SHORT TASK: Copy exactly, and only, the lines below from the first through the one containing "26.55, 26.35, 26.14];", both included; pictures are omitted.

— Start of DATASET SECTION —

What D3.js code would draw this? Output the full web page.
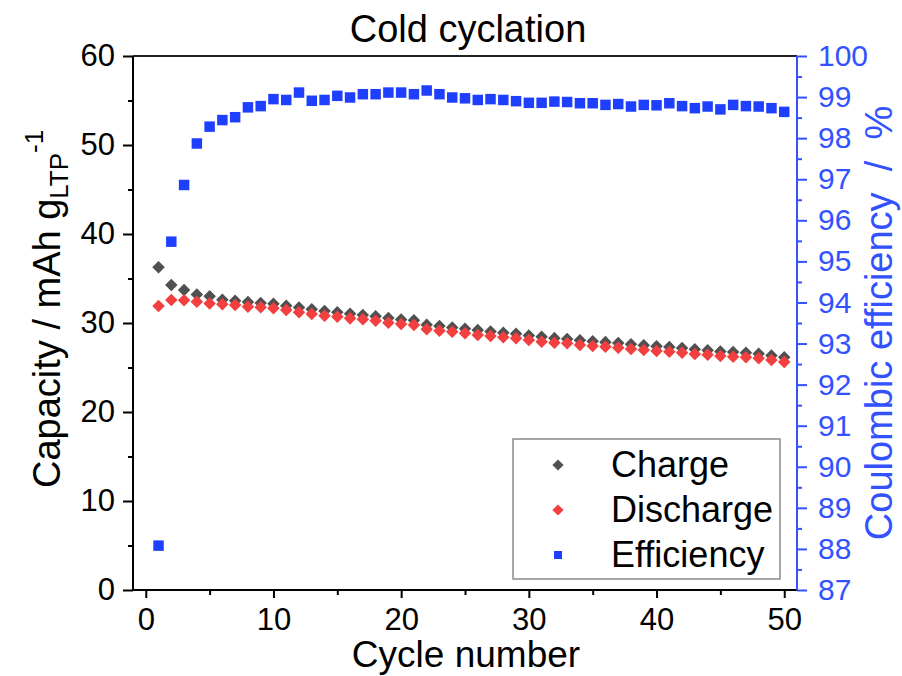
<!DOCTYPE html>
<html>
<head>
<meta charset="utf-8">
<script src="https://cdn.jsdelivr.net/npm/d3@7"></script>
<style>
  body { margin: 0; background: #fff; }
  svg { display: block; font-family: Arial, "Liberation Sans", sans-serif; }
</style>
</head>
<body>
<script>
// data
let cycles = [1, 2, 3, 4, 5, 6, 7, 8, 9, 10, 11, 12, 13, 14, 15, 16, 17, 18, 19, 20,
    21, 22, 23, 24, 25, 26, 27, 28, 29, 30, 31, 32, 33, 34, 35, 36, 37, 38, 39, 40,
    41, 42, 43, 44, 45, 46, 47, 48, 49, 50];

let charge = [36.26, 34.27, 33.7, 33.2, 33.0, 32.6, 32.5, 32.35, 32.25, 32.15,
    31.95, 31.75, 31.55, 31.35, 31.2, 31.05, 30.9, 30.75, 30.55, 30.4,
    30.3, 29.8, 29.65, 29.5, 29.35, 29.2, 29.05, 28.9, 28.8, 28.6,
    28.45, 28.3, 28.2, 28.05, 27.95, 27.85, 27.75, 27.6, 27.5, 27.4,
    27.3, 27.2, 27.05, 26.95, 26.8, 26.75, 26.65, 26.55, 26.35, 26.14];

let discharge = [31.9, 32.58, 32.55, 32.4, 32.2, 32.1, 32.02, 31.83, 31.76, 31.65,
    31.46, 31.2, 31.01, 30.82, 30.71, 30.52, 30.41, 30.26, 30.03, 29.89,
    29.78, 29.29, 29.13, 29.02, 28.84, 28.65, 28.54, 28.39, 28.28, 28.09,
    27.9, 27.79, 27.72, 27.53, 27.42, 27.34, 27.23, 27.08, 26.97, 26.85,
    26.78, 26.67, 26.52, 26.44, 26.29, 26.21, 26.14, 26.03, 25.84, 25.62];

let efficiency = [88.08, 95.48, 96.86, 97.87, 98.28, 98.44, 98.51, 98.75, 98.78, 98.95,
    98.93, 99.11, 98.91, 98.93, 99.03, 98.99, 99.07, 99.07, 99.11, 99.11,
    99.07, 99.16, 99.07, 98.99, 98.97, 98.93, 98.95, 98.93, 98.90, 98.86,
    98.86, 98.89, 98.88, 98.85, 98.85, 98.81, 98.83, 98.77, 98.81, 98.80,
    98.85, 98.78, 98.73, 98.77, 98.70, 98.81, 98.78, 98.77, 98.73, 98.64];

let xTicks = [0, 10, 20, 30, 40, 50];
let xMinor = [5, 15, 25, 35, 45];
let yTicks = [0, 10, 20, 30, 40, 50, 60];
let yMinor = [5, 15, 25, 35, 45, 55];
let effTicks = [87, 88, 89, 90, 91, 92, 93, 94, 95, 96, 97, 98, 99, 100];
let effMinor = [87.5, 88.5, 89.5, 90.5, 91.5, 92.5, 93.5, 94.5, 95.5, 96.5, 97.5, 98.5, 99.5];

let legendItems = ["Charge", "Discharge", "Efficiency"];

let grey = "#505050", red = "#f23f3f", blue = "#1f3fff", axisBlue = "#3352ff";

// canvas
let margin = {top: 56, right: 105, bottom: 86, left: 133},
    width = 902 - margin.left - margin.right,
    height = 676 - margin.top - margin.bottom;

let svg = d3.select("body").append("svg")
    .attr("width", 902)
    .attr("height", 676);

let g = svg.append("g")
    .attr("transform", "translate(" + margin.left + "," + margin.top + ")");

// scales
let x = d3.scaleLinear().domain([-1, 51]).range([0, width]);
let y = d3.scaleLinear().domain([0, 60]).range([height, 0]);
let y2 = d3.scaleLinear().domain([87, 100]).range([height, 0]);

// left axis
g.append("g")
    .call(d3.axisLeft(y).tickValues(yTicks).tickSize(10).tickPadding(8).tickSizeOuter(0))
    .call(a => a.select(".domain").remove())
    .call(a => a.selectAll("line").attr("stroke", "#000").attr("stroke-width", 2))
    .call(a => a.selectAll("text").style("font-size", "31px").attr("fill", "#000"));

g.append("g")
    .call(d3.axisLeft(y).tickValues(yMinor).tickSize(5).tickFormat(""))
    .call(a => a.select(".domain").remove())
    .call(a => a.selectAll("line").attr("stroke", "#000").attr("stroke-width", 2));

// bottom axis
g.append("g")
    .attr("transform", "translate(0," + height + ")")
    .call(d3.axisBottom(x).tickValues(xTicks).tickSize(8).tickPadding(10).tickSizeOuter(0))
    .call(a => a.select(".domain").remove())
    .call(a => a.selectAll("line").attr("stroke", "#000").attr("stroke-width", 2))
    .call(a => a.selectAll("text").style("font-size", "31px").attr("fill", "#000"));

g.append("g")
    .attr("transform", "translate(0," + height + ")")
    .call(d3.axisBottom(x).tickValues(xMinor).tickSize(5).tickFormat(""))
    .call(a => a.select(".domain").remove())
    .call(a => a.selectAll("line").attr("stroke", "#000").attr("stroke-width", 2));

// right axis (efficiency)
g.append("g")
    .attr("transform", "translate(" + width + ",0)")
    .call(d3.axisRight(y2).tickValues(effTicks).tickSize(10).tickPadding(11).tickSizeOuter(0))
    .call(a => a.select(".domain").remove())
    .call(a => a.selectAll("line").attr("stroke", axisBlue).attr("stroke-width", 2))
    .call(a => a.selectAll("text").style("font-size", "30px").attr("fill", axisBlue));

g.append("g")
    .attr("transform", "translate(" + width + ",0)")
    .call(d3.axisRight(y2).tickValues(effMinor).tickSize(5).tickFormat(""))
    .call(a => a.select(".domain").remove())
    .call(a => a.selectAll("line").attr("stroke", axisBlue).attr("stroke-width", 2));

// frame
g.append("line").attr("x1", 0).attr("x2", width).attr("y1", 0).attr("y2", 0)
    .attr("stroke", "#222").attr("stroke-width", 2);
g.append("line").attr("x1", 0).attr("x2", width).attr("y1", height).attr("y2", height)
    .attr("stroke", "#000").attr("stroke-width", 2);
g.append("line").attr("x1", 0).attr("x2", 0).attr("y1", 0).attr("y2", height)
    .attr("stroke", "#000").attr("stroke-width", 2);
g.append("line").attr("x1", width).attr("x2", width).attr("y1", 0).attr("y2", height)
    .attr("stroke", axisBlue).attr("stroke-width", 2);

// markers
let diamond = d3.symbol().type(d3.symbolDiamond2).size(100);
let square = d3.symbol().type(d3.symbolSquare).size(110);

g.selectAll(".eff")
    .data(cycles)
    .enter().append("path")
    .attr("class", "eff")
    .attr("d", square)
    .attr("transform", (d, i) => "translate(" + x(d) + "," + y2(efficiency[i]) + ")")
    .attr("fill", blue);

g.selectAll(".chg")
    .data(cycles)
    .enter().append("path")
    .attr("class", "chg")
    .attr("d", diamond)
    .attr("transform", (d, i) => "translate(" + x(d) + "," + y(charge[i]) + ")")
    .attr("fill", grey);

g.selectAll(".dis")
    .data(cycles)
    .enter().append("path")
    .attr("class", "dis")
    .attr("d", diamond)
    .attr("transform", (d, i) => "translate(" + x(d) + "," + y(discharge[i]) + ")")
    .attr("fill", red);

// legend
let legend = svg.append("g").attr("transform", "translate(513,439)");
legend.append("rect")
    .attr("width", 267)
    .attr("height", 140)
    .attr("fill", "#fff")
    .attr("stroke", "#8a8a8a")
    .attr("stroke-width", 1.5);

let legendColors = [grey, red, blue];
let legendShapes = [d3.symbol().type(d3.symbolDiamond2).size(80), d3.symbol().type(d3.symbolDiamond2).size(80),
    d3.symbol().type(d3.symbolSquare).size(64)];

legendItems.forEach((name, i) => {
    legend.append("path")
        .attr("d", legendShapes[i])
        .attr("transform", "translate(45," + (26 + i * 45) + ")")
        .attr("fill", legendColors[i]);
    legend.append("text")
        .attr("x", 98)
        .attr("y", 38 + i * 45)
        .style("font-size", "36px")
        .attr("fill", "#000")
        .text(name);
});

// title
svg.append("text")
    .attr("x", 468)
    .attr("y", 42)
    .attr("text-anchor", "middle")
    .style("font-size", "38px")
    .text("Cold cyclation");

// x axis title
svg.append("text")
    .attr("x", 466)
    .attr("y", 667)
    .attr("text-anchor", "middle")
    .style("font-size", "37px")
    .text("Cycle number");

// left axis title
let yTitle = svg.append("text")
    .attr("transform", "translate(60,488) rotate(-90)")
    .style("font-size", "38px")
    .style("white-space", "pre");
yTitle.append("tspan").text("Capacity / mAh g");
yTitle.append("tspan").attr("dy", 8).style("font-size", "26px").text("LTP");
yTitle.append("tspan").attr("dy", -25).style("font-size", "26px").text("-1");

// right axis title
svg.append("text")
    .attr("transform", "translate(892,323) rotate(-90)")
    .attr("text-anchor", "middle")
    .style("font-size", "38px")
    .style("white-space", "pre")
    .attr("fill", axisBlue)
    .text("Coulombic efficiency  /  %");
</script>
</body>
</html>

— End of DATASET SECTION —

ANSWER:
What D3.js code would draw this? Output the full web page.
<!DOCTYPE html>
<html>
<head>
<meta charset="utf-8">
<script src="https://cdn.jsdelivr.net/npm/d3@7"></script>
<style>
  body { margin: 0; background: #fff; }
  svg { display: block; font-family: Arial, "Liberation Sans", sans-serif; }
</style>
</head>
<body>
<script>
// data
let cycles = [1, 2, 3, 4, 5, 6, 7, 8, 9, 10, 11, 12, 13, 14, 15, 16, 17, 18, 19, 20,
    21, 22, 23, 24, 25, 26, 27, 28, 29, 30, 31, 32, 33, 34, 35, 36, 37, 38, 39, 40,
    41, 42, 43, 44, 45, 46, 47, 48, 49, 50];

let charge = [36.26, 34.27, 33.7, 33.2, 33.0, 32.6, 32.5, 32.35, 32.25, 32.15,
    31.95, 31.75, 31.55, 31.35, 31.2, 31.05, 30.9, 30.75, 30.55, 30.4,
    30.3, 29.8, 29.65, 29.5, 29.35, 29.2, 29.05, 28.9, 28.8, 28.6,
    28.45, 28.3, 28.2, 28.05, 27.95, 27.85, 27.75, 27.6, 27.5, 27.4,
    27.3, 27.2, 27.05, 26.95, 26.8, 26.75, 26.65, 26.55, 26.35, 26.14];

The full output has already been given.